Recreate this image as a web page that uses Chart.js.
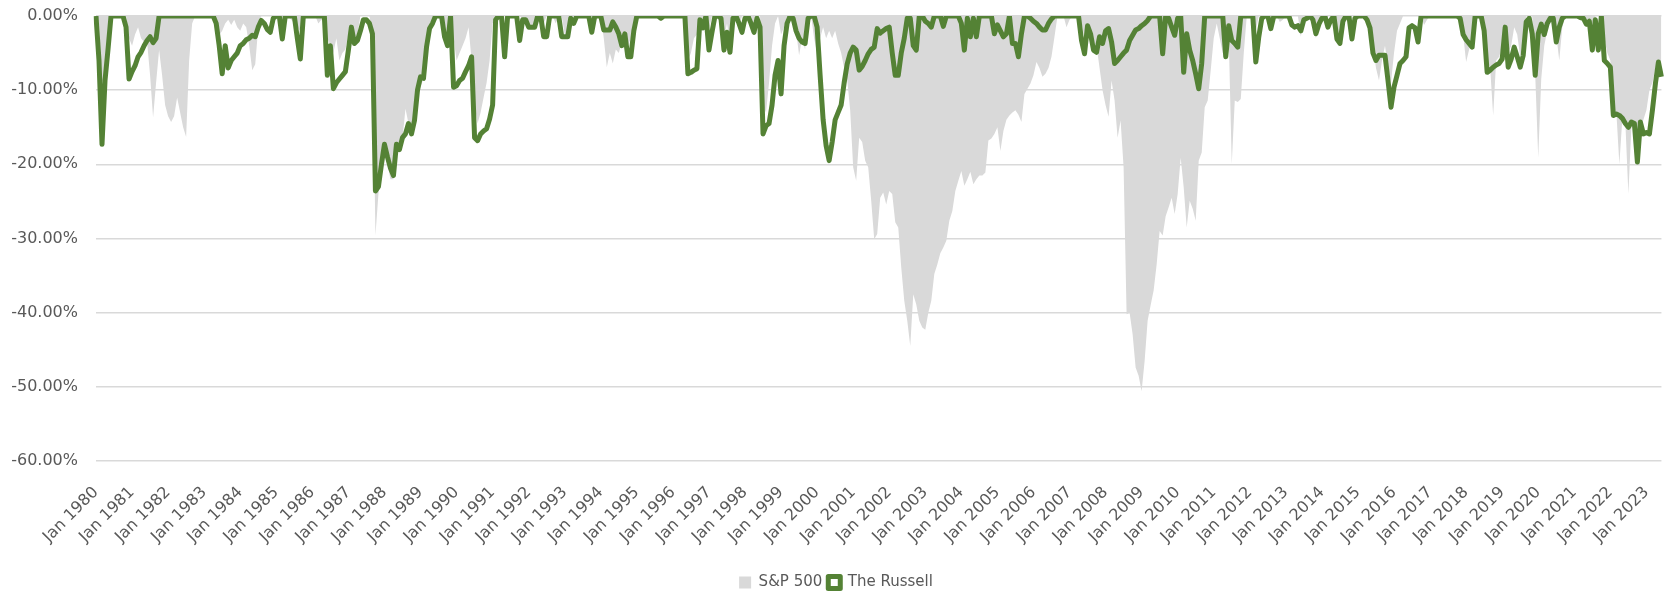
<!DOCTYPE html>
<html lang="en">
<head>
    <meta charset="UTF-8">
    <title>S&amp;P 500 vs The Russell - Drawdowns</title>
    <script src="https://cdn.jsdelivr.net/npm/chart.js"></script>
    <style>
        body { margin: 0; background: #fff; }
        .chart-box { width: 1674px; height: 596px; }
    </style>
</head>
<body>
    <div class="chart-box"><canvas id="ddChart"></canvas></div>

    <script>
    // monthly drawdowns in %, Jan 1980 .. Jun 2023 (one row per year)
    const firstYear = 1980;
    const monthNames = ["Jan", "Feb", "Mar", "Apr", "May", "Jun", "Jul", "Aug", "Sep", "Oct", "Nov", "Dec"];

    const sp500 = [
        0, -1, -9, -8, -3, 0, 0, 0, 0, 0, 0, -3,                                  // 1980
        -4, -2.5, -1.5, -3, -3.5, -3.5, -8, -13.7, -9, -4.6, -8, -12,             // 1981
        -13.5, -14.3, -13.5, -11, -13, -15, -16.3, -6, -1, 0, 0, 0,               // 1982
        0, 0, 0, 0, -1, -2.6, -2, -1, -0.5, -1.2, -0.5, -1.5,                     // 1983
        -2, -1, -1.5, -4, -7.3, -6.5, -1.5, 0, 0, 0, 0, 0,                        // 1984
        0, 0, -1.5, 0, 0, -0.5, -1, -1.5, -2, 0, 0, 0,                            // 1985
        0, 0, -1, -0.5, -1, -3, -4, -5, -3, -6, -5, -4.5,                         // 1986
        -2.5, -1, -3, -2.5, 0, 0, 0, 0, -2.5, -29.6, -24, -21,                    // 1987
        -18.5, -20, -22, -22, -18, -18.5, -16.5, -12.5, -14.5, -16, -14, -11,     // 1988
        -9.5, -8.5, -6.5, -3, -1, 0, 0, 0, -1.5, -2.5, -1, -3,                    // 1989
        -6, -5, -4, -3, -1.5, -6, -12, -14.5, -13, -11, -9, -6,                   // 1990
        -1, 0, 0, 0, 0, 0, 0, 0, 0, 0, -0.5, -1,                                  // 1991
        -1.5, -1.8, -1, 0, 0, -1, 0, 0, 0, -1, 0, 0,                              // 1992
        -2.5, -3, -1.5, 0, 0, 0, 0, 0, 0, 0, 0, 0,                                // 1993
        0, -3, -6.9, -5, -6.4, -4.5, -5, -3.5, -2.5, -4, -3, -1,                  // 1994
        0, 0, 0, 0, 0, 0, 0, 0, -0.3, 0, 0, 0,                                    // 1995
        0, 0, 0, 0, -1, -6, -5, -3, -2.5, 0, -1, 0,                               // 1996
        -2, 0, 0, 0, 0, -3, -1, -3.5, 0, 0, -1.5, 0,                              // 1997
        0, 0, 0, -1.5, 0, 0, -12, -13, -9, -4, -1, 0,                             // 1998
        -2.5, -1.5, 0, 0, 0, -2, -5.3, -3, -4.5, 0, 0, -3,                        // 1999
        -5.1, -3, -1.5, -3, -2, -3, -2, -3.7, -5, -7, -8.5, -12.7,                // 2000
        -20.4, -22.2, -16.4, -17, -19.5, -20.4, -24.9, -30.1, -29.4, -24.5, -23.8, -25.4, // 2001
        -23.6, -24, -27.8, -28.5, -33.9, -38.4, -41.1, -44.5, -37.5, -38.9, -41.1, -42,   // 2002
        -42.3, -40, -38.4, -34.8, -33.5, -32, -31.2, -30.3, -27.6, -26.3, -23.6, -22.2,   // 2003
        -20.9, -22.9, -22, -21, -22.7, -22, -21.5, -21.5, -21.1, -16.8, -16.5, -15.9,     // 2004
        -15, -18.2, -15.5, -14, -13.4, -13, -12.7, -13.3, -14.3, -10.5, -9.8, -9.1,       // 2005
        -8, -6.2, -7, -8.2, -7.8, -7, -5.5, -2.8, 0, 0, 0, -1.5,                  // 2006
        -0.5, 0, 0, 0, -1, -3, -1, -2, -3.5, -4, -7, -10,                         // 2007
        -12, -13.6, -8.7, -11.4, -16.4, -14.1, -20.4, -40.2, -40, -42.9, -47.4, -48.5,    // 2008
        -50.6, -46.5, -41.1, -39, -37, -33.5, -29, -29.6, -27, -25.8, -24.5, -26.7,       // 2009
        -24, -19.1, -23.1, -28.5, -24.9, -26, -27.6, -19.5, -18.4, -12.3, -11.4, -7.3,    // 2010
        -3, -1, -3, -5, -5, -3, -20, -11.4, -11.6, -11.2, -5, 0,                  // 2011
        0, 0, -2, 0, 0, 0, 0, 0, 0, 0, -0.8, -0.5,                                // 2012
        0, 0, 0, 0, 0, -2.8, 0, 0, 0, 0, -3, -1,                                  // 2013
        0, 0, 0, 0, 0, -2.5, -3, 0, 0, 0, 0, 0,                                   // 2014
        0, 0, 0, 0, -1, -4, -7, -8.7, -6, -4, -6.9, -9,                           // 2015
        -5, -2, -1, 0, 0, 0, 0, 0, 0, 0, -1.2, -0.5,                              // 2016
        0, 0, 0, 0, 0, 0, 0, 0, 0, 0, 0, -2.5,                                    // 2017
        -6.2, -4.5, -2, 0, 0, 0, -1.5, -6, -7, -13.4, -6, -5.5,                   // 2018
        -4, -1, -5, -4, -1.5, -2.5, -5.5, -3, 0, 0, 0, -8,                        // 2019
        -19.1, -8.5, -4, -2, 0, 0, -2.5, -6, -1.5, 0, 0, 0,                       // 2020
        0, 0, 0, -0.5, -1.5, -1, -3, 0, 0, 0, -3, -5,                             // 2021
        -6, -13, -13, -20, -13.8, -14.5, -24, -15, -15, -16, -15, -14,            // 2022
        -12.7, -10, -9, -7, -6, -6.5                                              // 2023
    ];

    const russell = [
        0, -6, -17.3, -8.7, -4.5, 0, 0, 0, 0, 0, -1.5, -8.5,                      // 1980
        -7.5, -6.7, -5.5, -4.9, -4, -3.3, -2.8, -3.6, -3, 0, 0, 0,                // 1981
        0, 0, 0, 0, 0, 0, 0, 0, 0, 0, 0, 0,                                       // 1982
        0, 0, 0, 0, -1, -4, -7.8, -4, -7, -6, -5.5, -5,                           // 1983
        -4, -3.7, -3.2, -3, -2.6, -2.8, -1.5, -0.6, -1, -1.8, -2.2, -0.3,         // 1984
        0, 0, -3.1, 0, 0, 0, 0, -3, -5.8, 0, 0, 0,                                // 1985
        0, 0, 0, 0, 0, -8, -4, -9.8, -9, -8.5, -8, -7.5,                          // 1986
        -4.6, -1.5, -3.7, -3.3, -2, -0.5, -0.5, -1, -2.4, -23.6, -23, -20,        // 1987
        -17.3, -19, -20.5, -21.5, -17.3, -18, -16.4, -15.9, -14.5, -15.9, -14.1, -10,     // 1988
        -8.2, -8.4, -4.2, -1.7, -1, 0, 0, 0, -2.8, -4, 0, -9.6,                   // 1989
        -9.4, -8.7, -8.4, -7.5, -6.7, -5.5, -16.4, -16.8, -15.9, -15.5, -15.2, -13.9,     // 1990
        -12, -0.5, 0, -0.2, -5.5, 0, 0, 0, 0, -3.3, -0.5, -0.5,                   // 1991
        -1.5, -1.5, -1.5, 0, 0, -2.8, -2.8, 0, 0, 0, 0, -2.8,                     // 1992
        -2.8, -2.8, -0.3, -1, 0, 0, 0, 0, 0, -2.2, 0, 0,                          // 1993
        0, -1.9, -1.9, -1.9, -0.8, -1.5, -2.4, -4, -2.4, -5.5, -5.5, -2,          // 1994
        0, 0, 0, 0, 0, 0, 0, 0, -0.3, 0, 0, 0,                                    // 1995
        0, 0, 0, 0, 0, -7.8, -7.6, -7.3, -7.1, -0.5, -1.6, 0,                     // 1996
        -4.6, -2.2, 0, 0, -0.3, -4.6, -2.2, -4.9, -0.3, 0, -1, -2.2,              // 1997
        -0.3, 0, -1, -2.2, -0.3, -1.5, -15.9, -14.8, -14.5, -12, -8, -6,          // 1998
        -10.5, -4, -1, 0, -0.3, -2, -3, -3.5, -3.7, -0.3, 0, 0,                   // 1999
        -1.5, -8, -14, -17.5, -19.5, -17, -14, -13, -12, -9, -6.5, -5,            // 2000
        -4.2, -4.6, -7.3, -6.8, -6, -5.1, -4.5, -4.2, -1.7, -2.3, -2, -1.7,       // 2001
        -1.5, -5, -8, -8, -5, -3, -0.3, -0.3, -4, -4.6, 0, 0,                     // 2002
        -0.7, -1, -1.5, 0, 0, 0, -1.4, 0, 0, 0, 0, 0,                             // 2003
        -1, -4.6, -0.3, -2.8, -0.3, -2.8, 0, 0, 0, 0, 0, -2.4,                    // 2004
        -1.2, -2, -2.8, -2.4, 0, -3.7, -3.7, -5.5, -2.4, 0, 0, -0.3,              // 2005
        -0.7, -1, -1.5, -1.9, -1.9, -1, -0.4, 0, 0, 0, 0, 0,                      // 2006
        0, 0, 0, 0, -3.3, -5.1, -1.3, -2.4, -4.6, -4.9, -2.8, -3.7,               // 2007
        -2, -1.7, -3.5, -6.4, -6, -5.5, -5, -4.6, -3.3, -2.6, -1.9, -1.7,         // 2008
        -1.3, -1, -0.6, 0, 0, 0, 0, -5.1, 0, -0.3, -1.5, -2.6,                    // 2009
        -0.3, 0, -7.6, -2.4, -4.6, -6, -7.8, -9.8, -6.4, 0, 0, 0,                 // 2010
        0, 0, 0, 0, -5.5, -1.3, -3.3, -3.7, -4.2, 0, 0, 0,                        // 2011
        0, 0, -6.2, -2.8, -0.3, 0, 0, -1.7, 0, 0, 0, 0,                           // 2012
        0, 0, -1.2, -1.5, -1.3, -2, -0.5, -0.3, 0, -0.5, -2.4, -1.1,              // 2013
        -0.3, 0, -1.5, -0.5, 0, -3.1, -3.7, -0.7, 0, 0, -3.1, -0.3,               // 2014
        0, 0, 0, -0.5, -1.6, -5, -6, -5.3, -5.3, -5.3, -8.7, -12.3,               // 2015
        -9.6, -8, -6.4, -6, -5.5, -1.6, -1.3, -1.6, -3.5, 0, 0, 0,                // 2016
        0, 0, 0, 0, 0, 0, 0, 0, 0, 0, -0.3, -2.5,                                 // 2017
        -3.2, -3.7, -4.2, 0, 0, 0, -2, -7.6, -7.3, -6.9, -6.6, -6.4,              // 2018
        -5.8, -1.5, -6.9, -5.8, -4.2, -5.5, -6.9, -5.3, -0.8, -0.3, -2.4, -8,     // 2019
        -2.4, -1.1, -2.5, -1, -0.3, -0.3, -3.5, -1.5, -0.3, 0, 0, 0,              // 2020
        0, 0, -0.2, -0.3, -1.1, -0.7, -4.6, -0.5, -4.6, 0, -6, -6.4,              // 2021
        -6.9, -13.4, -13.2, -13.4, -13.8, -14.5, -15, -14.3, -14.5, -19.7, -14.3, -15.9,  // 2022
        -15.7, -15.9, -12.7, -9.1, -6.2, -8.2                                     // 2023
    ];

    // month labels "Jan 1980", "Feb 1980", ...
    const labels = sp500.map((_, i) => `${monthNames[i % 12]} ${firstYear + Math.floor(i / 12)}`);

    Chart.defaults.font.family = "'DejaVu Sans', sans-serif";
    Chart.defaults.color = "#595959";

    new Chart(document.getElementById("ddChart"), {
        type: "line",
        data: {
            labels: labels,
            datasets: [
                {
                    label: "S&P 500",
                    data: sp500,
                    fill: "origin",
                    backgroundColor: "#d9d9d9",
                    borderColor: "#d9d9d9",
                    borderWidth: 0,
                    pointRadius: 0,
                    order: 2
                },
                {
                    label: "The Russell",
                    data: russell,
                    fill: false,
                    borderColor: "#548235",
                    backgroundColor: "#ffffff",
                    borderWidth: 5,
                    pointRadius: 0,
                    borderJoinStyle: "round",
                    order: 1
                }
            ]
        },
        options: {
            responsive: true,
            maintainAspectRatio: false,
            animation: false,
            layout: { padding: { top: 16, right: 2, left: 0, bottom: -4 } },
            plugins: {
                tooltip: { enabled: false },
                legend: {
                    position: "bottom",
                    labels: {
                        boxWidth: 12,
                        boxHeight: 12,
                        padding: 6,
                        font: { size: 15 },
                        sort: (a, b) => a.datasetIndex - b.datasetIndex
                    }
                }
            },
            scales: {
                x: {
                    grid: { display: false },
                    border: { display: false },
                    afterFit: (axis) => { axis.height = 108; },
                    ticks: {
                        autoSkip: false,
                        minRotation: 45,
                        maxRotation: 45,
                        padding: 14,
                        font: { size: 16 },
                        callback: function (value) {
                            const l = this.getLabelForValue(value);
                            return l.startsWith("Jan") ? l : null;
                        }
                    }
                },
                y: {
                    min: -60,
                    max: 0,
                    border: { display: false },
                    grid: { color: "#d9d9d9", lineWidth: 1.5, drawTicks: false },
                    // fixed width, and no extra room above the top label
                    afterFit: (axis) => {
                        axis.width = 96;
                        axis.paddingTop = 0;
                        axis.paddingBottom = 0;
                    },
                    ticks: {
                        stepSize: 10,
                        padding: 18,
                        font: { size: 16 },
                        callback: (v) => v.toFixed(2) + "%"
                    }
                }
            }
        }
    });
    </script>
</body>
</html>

Objective:
Copy and report every line where the word "this" is present.

Worked solution:
Recreate this image as a web page that uses Chart.js.
                            const l = this.getLabelForValue(value);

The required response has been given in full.